Yo recuerdo que, cuando llegué a Estados Unidos, un cubano en Washington me dijo lo siguiente: «Nunca te vayas a pelear con la izquierda». Para ellos, pelearse con la izquierda significaba atacar al gobierno de Castro. Pero cómo podía yo después de veinte años de represión callarme aquellos crímenes. Por otra parte, nunca me he considerado un ser ni de izquierda ni de derecha, ni quiero que se me catalogue bajo ninguna etiqueta oportunista y política; yo digo mi verdad, lo mismo que un judío que haya sufrido el racismo o un ruso que haya estado en un gulag, o cualquier ser humano que haya tenido ojos para ver las cosas tal como son; grito, luego, existo. Pero esa actitud me ha costado muy cara; tanto desde el punto de vista económico como desde el de la difusión de mis libros; tal es así, que cuando salí de Cuba mis novelas eran textos de estudio en la Universidad de Nueva York y a medida que yo tomé una posición radical contra la dictadura castrista, la profesora de literatura Haydée Vitale Rivera fue suprimiendo mis libros de su curso hasta el punto de no dejar ninguno. Y así lo hizo también con todos los demás cubanos que se habían asilado. Al final, en el programa sólo quedaban algunas novelas de Alejo Carpentier. Eso me ha pasado en muchas universidades de Estados Unidos y en el mundo entero; irónicamente, yo estando preso y confinado en Cuba, tenía más oportunidades editoriales porque, por lo menos, allí no me dejaban hablar y las editoriales extranjeras podían poner que yo era un escritor que residía en La Habana.

Desde luego, esta actitud no sólo se ha extendido a mí, sino a todos los cubanos exiliados, porque en el destierro no tenemos a un país que nos represente; vivimos como si nos estuviesen perdonando la vida; siempre a punto de ser rechazados. No tenemos un país, sino un contrapaís; la burocracia de Fidel Castro, siempre dispuesta a todo tipo de intrigas y componendas para aniquilamos intelectualmente y si es posible físicamente. Esas situaciones han desatado entre muchos intelectuales cubanos cierta cautela.

Esa cautela política tiene su base sobre todo en el miedo a morirse de hambre; algunos ya no se atreven a firmar un documento crítico contra la dictadura castrista, otros prefieren sumergirse en un letargo apolítico y escriben artículos sobre Bélgica; la cobardía siempre es patética, pero la injusticia y la estupidez resultan mucho más irritantes.

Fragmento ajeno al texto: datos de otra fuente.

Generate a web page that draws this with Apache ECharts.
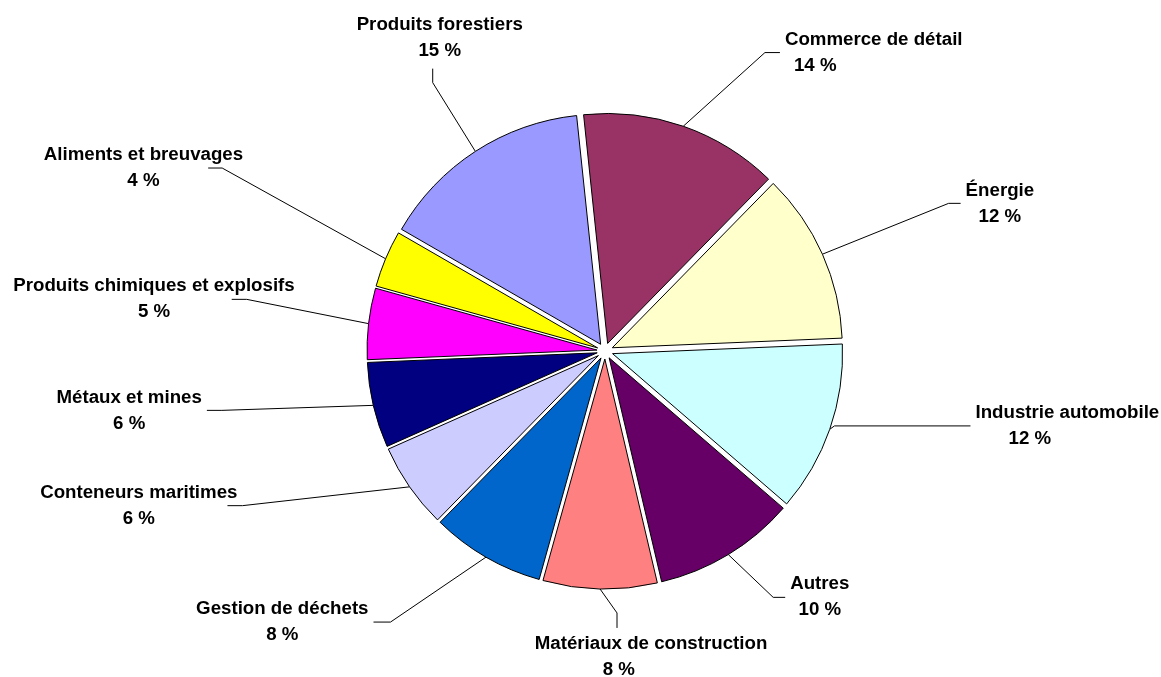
<!DOCTYPE html>
<html><head><meta charset="utf-8">
<script src="https://cdn.jsdelivr.net/npm/echarts@6/dist/echarts.min.js"></script>
<style>html,body{margin:0;padding:0;background:#fff}#c{width:1161px;height:677px}</style>
</head><body><div id="c"></div>
<script>
// Categories in clockwise order, starting just right of 12 o'clock
const categories = ['Commerce de détail', 'Énergie', 'Industrie automobile', 'Autres',
  'Matériaux de construction', 'Gestion de déchets', 'Conteneurs maritimes',
  'Métaux et mines', 'Produits chimiques et explosifs', 'Aliments et breuvages',
  'Produits forestiers'];
const shares = [14, 12, 12, 10, 8, 8, 6, 6, 5, 4, 15];
const colors = ['#993366', '#FFFFCC', '#CCFFFF', '#660066', '#FF8080', '#0066CC',
  '#CCCCFF', '#000080', '#FF00FF', '#FFFF00', '#9999FF'];

// Label leader styling: [length, length2, line shift x, line shift y, extra label shift x, extra label shift y]
const leaders = [
  [78, 15, 56, 0, 0, 0],
  [125, 12, 12, 0, 0, 0],
  [5, 136, 0, -5, 0, 0],
  [50, 12, 19, 0, 0, 0],
  [24, 0, 17.5, 0, 39, 18],
  [75, 17, -58, 0, 0, 0],
  [33, 15, -140, 0, 15, 0],
  [22, 15, -130, 0, 0, 0],
  [20, 15, -102, -22, 68, 0],
  [20, 14, -145, -83, 40, 0],
  [82, 0, 2, 0, 12, -19]
];
// left indent of the percentage line (null = centred)
const pctIndent = [9, null, 33, null, 68, null, null, null, null, null, null];

const font = '"Liberation Sans", Arial, sans-serif';
const FS = 18.7, LH = 26;
const baseText = {fontFamily: font, fontWeight: 'bold', fontSize: FS, lineHeight: LH, color: '#000'};
const rich = {n: Object.assign({align: 'center'}, baseText), c: Object.assign({align: 'center'}, baseText)};
pctIndent.forEach(v => { if (v != null) rich['i' + v] = Object.assign({align: 'left', padding: [0, 0, 0, v]}, baseText); });

const chart = echarts.init(document.getElementById('c'), null, {renderer: 'canvas'});
const data = categories.map((n, i) => ({
  name: n, value: shares[i], selected: true,
  itemStyle: {color: colors[i]},
  labelLine: {length: leaders[i][0], length2: leaders[i][1]}
}));
chart.setOption({
  animation: false,
  series: [{
    type: 'pie',
    center: [605, 351],
    radius: 230,
    startAngle: 96,
    clockwise: true,
    selectedMode: 'multiple',
    selectedOffset: 8,
    avoidLabelOverlap: false,
    itemStyle: {borderColor: '#000', borderWidth: 1},
    select: {itemStyle: {borderColor: '#000', borderWidth: 1}},
    emphasis: {disabled: true},
    label: Object.assign({
      show: true, position: 'outside',
      formatter: p => {
        const ind = pctIndent[p.dataIndex];
        return '{n|' + p.name + '}\n{' + (ind == null ? 'c' : 'i' + ind) + '|' + p.value + ' %}';
      },
      rich: rich
    }, baseText),
    labelLine: {show: true, smooth: false, lineStyle: {color: '#000', width: 1}},
    labelLayout: function (p) {
      const L = leaders[p.dataIndex];
      const pts = p.labelLinePoints;
      const res = {dx: L[2] + L[4], dy: L[3] + L[5]};
      if (!pts) return res;
      const b = [pts[1][0] + L[2], pts[1][1] + L[3]];
      let e;
      if (L[1] === 0) {
        const up = b[1] < pts[0][1];
        e = [b[0], b[1] + (up ? -14 : 15)];
        res.align = 'center';
        res.verticalAlign = up ? 'bottom' : 'top';
      } else {
        e = [pts[2][0] + L[2], pts[2][1] + L[3]];
      }
      res.labelLinePoints = [pts[0], b, e];
      return res;
    },
    data: data
  }]
});
</script></body></html>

Uno de los casos de injusticia intelectual más conocidos de este siglo fue el de Jorge Luis Borges, a quien sistemáticamente se le negó el premio Nobel, sencillamente, por su actitud política. Borges es uno de los escritores latinoamericanos más importantes del siglo; tal vez el más importante; sin embargo, el Premio Nobel se lo dieron a Gabriel García Márquez, pastiche de Faulkner, amigo personal de Castro y oportunista nato. Su obra, además de algunos méritos, está permeada por un populismo de baratija que no está a la altura de los grandes escritores que han muerto en el olvido o han sido postergados.